Eurozone PMIs show economy stabilising while price pressures recede


The eurozone composite PMI for March came in somewhat higher than the consensus forecast (at 49.9, up from 49.2 in February) and indicates a further stabilisation of the bloc’s economic activity. The rise in the composite PMI was entirely due to an increase in the services PMI (to 51.1, up from 50.2), with the manufacturing PMI falling (to 45.7, from 46.5).
The details of the report show that the decline in the manufacturing PMI was primarily due to a further shortening of suppliers’ delivery times after the Red Sea related disruptions in January and February (which has a downward impact on the index). On a more positive note, the new orders component of the manufacturing PMI as well as the new export orders component increased in March, although they remained below the 50 mark. With that said, a decline in the employment index also weighed on the manufacturing PMI, and this is consistent with our view that labour market conditions will continue to deteriorate even as the broader economy recovers. In terms of economic activity, the details of the report are in line with our expectations of further bottoming out in the eurozone manufacturing sector as output and forward looking components such as new orders and new export orders are increasing further but still in contractionary territory.

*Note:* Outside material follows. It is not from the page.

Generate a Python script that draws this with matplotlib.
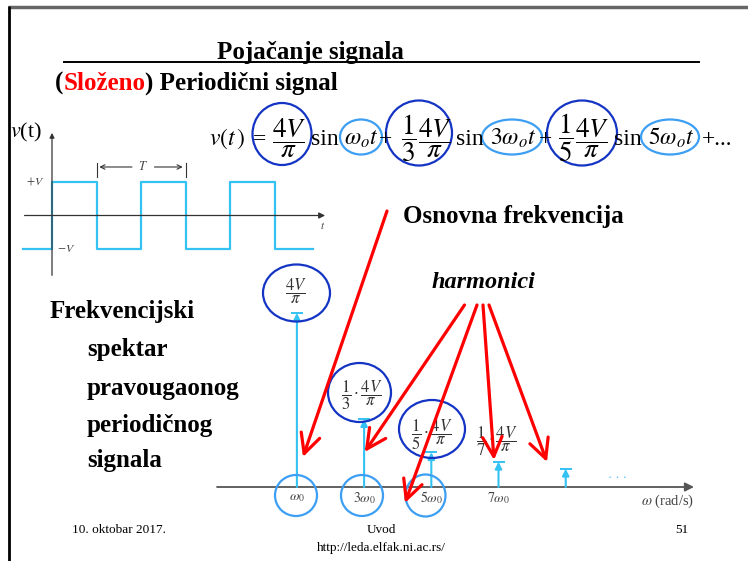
import matplotlib
matplotlib.use('Agg')
import matplotlib.pyplot as plt
from matplotlib.patches import Ellipse

plt.rcParams['font.family'] = ['Liberation Serif', 'DejaVu Serif']
plt.rcParams['mathtext.fontset'] = 'stix'

# square wave (time in periods T, level in V)
wave_t = [-0.33, 0.0, 0.5, 1.0, 1.5, 2.0, 2.5, 2.93]
wave_v = [-1, 1, -1, 1, -1, 1, -1, -1]

# spectrum: harmonic number and amplitude relative to 4V/pi
harmonics = [1, 3, 5, 7, 9]
amplitudes = [1.0, 0.39, 0.20, 0.145, 0.105]
tick_labels = [r'$\omega_0$', r'$3\omega_0$', r'$5\omega_0$', r'$7\omega_0$']
amp_labels = [r'$\dfrac{4V}{\pi}$',
              r'$\dfrac{1}{3}\cdot\dfrac{4V}{\pi}$',
              r'$\dfrac{1}{5}\cdot\dfrac{4V}{\pi}$',
              r'$\dfrac{1}{7}\cdot\dfrac{4V}{\pi}$']
left_lines = ['Frekvencijski', 'spektar', 'pravougaonog', 'periodičnog', 'signala']

W, H = 748, 561
CYAN = '#33c2f2'
DARK = '#1434c4'
LIGHT = '#3d9ff3'
RED = '#ff0000'

fig = plt.figure(figsize=(7.48, 5.61), dpi=100)


def rect(x0, y0, x1, y1):
    return [x0 / W, 1 - y1 / H, (x1 - x0) / W, (y1 - y0) / H]


# ---- square wave
sq = fig.add_axes(rect(20, 125, 335, 280))
sq.set_xlim((20 - 52) / 89, (335 - 52) / 89)
sq.set_ylim((215.5 - 280) / 33.5, (215.5 - 125) / 33.5)
sq.axis('off')
sq.step(wave_t, wave_v, where='post', color=CYAN, lw=1.6)
sq.annotate('', xy=(3.10, 0), xytext=(-0.34, 0),
            arrowprops=dict(arrowstyle='-|>', color='#333333', lw=0.9, mutation_scale=9))
sq.annotate('', xy=(0, 2.55), xytext=(0, -1.87),
            arrowprops=dict(arrowstyle='-|>', color='#333333', lw=0.9, mutation_scale=7))
for tt in [0.5, 1.5]:
    sq.plot([tt, tt], [1.15, 1.57], color='#333333', lw=0.8)
sq.annotate('', xy=(0.5, 1.448), xytext=(0.93, 1.448),
            arrowprops=dict(arrowstyle='->', color='#333333', lw=0.8, mutation_scale=8))
sq.annotate('', xy=(1.5, 1.448), xytext=(1.12, 1.448),
            arrowprops=dict(arrowstyle='->', color='#333333', lw=0.8, mutation_scale=8))
sq.text(1.02, 1.448, r'$T$', ha='center', va='center', fontsize=9, color='#444444')
sq.text(-0.19, 1.0, r'$+V$', ha='center', va='center', fontsize=8.5, color='#444444')
sq.text(0.157, -1.0, r'$-V$', ha='center', va='center', fontsize=8.5, color='#444444')
sq.text(3.04, -0.31, r'$t$', ha='center', va='center', fontsize=8, color='#444444')

# ---- spectrum
sp = fig.add_axes(rect(217, 290, 694, 487))
sp.set_xlim(-1.378, 12.818)
sp.set_ylim(0, 1.132)
sp.axis('off')
sp.annotate('', xy=(12.818, 0), xytext=(-1.378, 0), annotation_clip=False,
            arrowprops=dict(arrowstyle='-|>', color='#555555', lw=1.3, mutation_scale=13,
                            shrinkA=0, shrinkB=0))
for n, a in zip(harmonics, amplitudes):
    sp.annotate('', xy=(n, a), xytext=(n, 0),
                arrowprops=dict(arrowstyle='-|>', color=CYAN, lw=1.5, mutation_scale=10,
                                shrinkA=0, shrinkB=0))
    sp.plot([n], [a], marker='_', ms=8, mew=1.4, color=CYAN)
for n, lab in zip(harmonics, tick_labels):
    sp.annotate(lab, xy=(n, 0), xytext=(0, -11), textcoords='offset pixels',
                ha='center', va='center', fontsize=10, color='#444444', annotation_clip=False)
label_offsets = [(-1, 22), (-2, 24), (1, 17), (-2, 20)]
for n, a, lab, off in zip(harmonics, amplitudes, amp_labels, label_offsets):
    sp.annotate(lab, xy=(n, a), xytext=off, textcoords='offset pixels',
                ha='center', va='center', fontsize=12, color='#333333')
sp.text(10.54, 0.05, '· · ·', ha='center', va='center', fontsize=9, color=CYAN)
sp.annotate(r'$\omega$ (rad/s)', xy=(12.818, 0), xytext=(0, -14), textcoords='offset pixels',
            ha='right', va='center', fontsize=10.5, color='#444444', annotation_clip=False)

# ---- overlay in pixel coordinates
ov = fig.add_axes([0, 0, 1, 1])
ov.set_xlim(0, W)
ov.set_ylim(H, 0)
ov.axis('off')
ov.patch.set_alpha(0)

ov.plot([8, W], [7, 7], color='#666666', lw=2.5, solid_capstyle='butt')
ov.plot([9, 9], [6, H], color='black', lw=2, solid_capstyle='butt')

ov.text(310.5, 59, 'Pojačanje signala', ha='center', va='baseline',
        fontsize=18, fontweight='bold')
ov.plot([64, 699], [62, 62], color='black', lw=1.4)

r = fig.canvas.get_renderer()
x = 55
for s, c in [('(', 'black'), ('Složeno', RED), (') Periodični signal', 'black')]:
    t = ov.text(x, 90, s, ha='left', va='baseline', fontsize=18, fontweight='bold', color=c)
    x += t.get_window_extent(r).width

ov.text(10, 137, r'$v$(t)', ha='left', va='baseline', fontsize=16)

# equation
eq_main = [(227, r'$v(t\,)$'), (260, '='), (325, 'sin'), (361, r'$\omega_o t$'), (386, '+'),
           (470, 'sin'), (513, r'$3\omega_o t$'), (546, '+'), (628, 'sin'),
           (671, r'$5\omega_o t$'), (717.5, '+...')]
for xc, s in eq_main:
    ov.text(xc, 145, s, ha='center', va='baseline', fontsize=17)
eq_frac = [(289, r'$\dfrac{4V}{\pi}$'), (408.5, r'$\dfrac{1}{3}$'), (435, r'$\dfrac{4V}{\pi}$'),
           (566, r'$\dfrac{1}{5}$'), (592, r'$\dfrac{4V}{\pi}$')]
for xc, s in eq_frac:
    ov.text(xc, 138, s, ha='center', va='center', fontsize=19.5)

for cx, cy, w, h in [(282, 134, 59, 62), (419, 133, 66, 65), (582, 133, 70, 65),
                     (296.5, 293, 67, 57), (359.5, 392.5, 63, 59), (432, 429, 66, 58)]:
    ov.add_patch(Ellipse((cx, cy), w, h, fill=False, ec=DARK, lw=1.6))
for cx, cy, w, h in [(361, 137, 42, 35), (512, 137, 60, 35), (670, 137, 58, 35),
                     (296, 495.5, 42, 41), (362, 495.5, 42, 41), (425.5, 495.5, 40, 42)]:
    ov.add_patch(Ellipse((cx, cy), w, h, fill=False, ec=LIGHT, lw=1.6))

ov.text(403, 223, 'Osnovna frekvencija', ha='left', va='baseline', fontsize=18, fontweight='bold')
ov.text(432, 288, 'harmonici', ha='left', va='baseline', fontsize=17.5,
        fontweight='bold', style='italic')

for (x0, y0), s in zip([(50, 318), (87, 356), (87, 395), (87, 432), (87, 467)], left_lines):
    ov.text(x0, y0, s, ha='left', va='baseline', fontsize=18, fontweight='bold')

for (x0, y0), (x1, y1) in [((387, 211), (303, 457)), ((464.5, 305), (364.7, 452)),
                           ((477, 305), (405, 503)), ((483, 305), (494, 460)),
                           ((489, 305), (547, 462))]:
    ov.annotate('', xy=(x1, y1), xytext=(x0, y0),
                arrowprops=dict(arrowstyle='->,head_length=0.7,head_width=0.35', color=RED,
                                lw=2.3, mutation_scale=20, shrinkA=0, shrinkB=0))

ov.text(72, 530, '10. oktobar 2017.', ha='left', va='center', fontsize=9.5)
ov.text(381, 530, 'Uvod', ha='center', va='center', fontsize=9.5)
ov.text(682, 530, '51', ha='center', va='center', fontsize=9.5)
ov.text(381, 548, 'http://leda.elfak.ni.ac.rs/', ha='center', va='center', fontsize=9.5)

fig.savefig('out.png', dpi=100)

The services sector has moved further into expansionary territory after only just moving above the neutral mark in February. The rise in March was driven by both new business and positive expectations about future activity. Details on output prices and employment in the services sector declined. The picture of an expanding services sector fits the overall narrative in the eurozone economy of falling inflation and rising (real) wages boosting household purchasing power and private consumption as a result.
The ECB will be pleased with the data from two angles. First, the report suggests the economy is stabilising and the manufacturing sector is bottoming out. Secondly, there were positive signs for inflation. Manufacturing and services sector selling price expectations both declined, pointing to a decline in pipeline pressures for goods and services inflation. Furthermore the PMI hints at declining employment in the economy and particularly so in the services sector. The long anticipated deterioration in the labour market would fit our view of wage pressures abating further in the coming months.
All in all, the PMI is consistent with our base scenario for the eurozone economy, of GDP roughly stagnating in the first quarter. Meanwhile, the pickup in forward-looking expectations components suggests GDP growth will pick up in the second quarter, but probably remains below the trend rate (we have pencilled in 0.2% qoq for Q2).
Country reports show more weakness in core countries than peripherals
PMIs for France and Germany published this morning were weaker than the overall picture painted by the eurozone PMI, indicating more strength in peripheral countries. In France the composite PMI showed a sharper decline in economic activity compared to February (47.7 versus 48.1). This was contrary to consensus expectations which were for a further stabilisation of activity. This decline was primarily driven by a struggling manufacturing sector and to a lesser extent by the services sector.
In Germany the divergence between activity in services and manufacturing increased further. The manufacturing sector slipped further into contractionary territory whereas the services sector edged higher, almost at the neutral mark of 50 indicating a stabilisation in economic activity. As a result the composite PMI increased compared to February and still beat consensus expectations, despite this underlying divergence.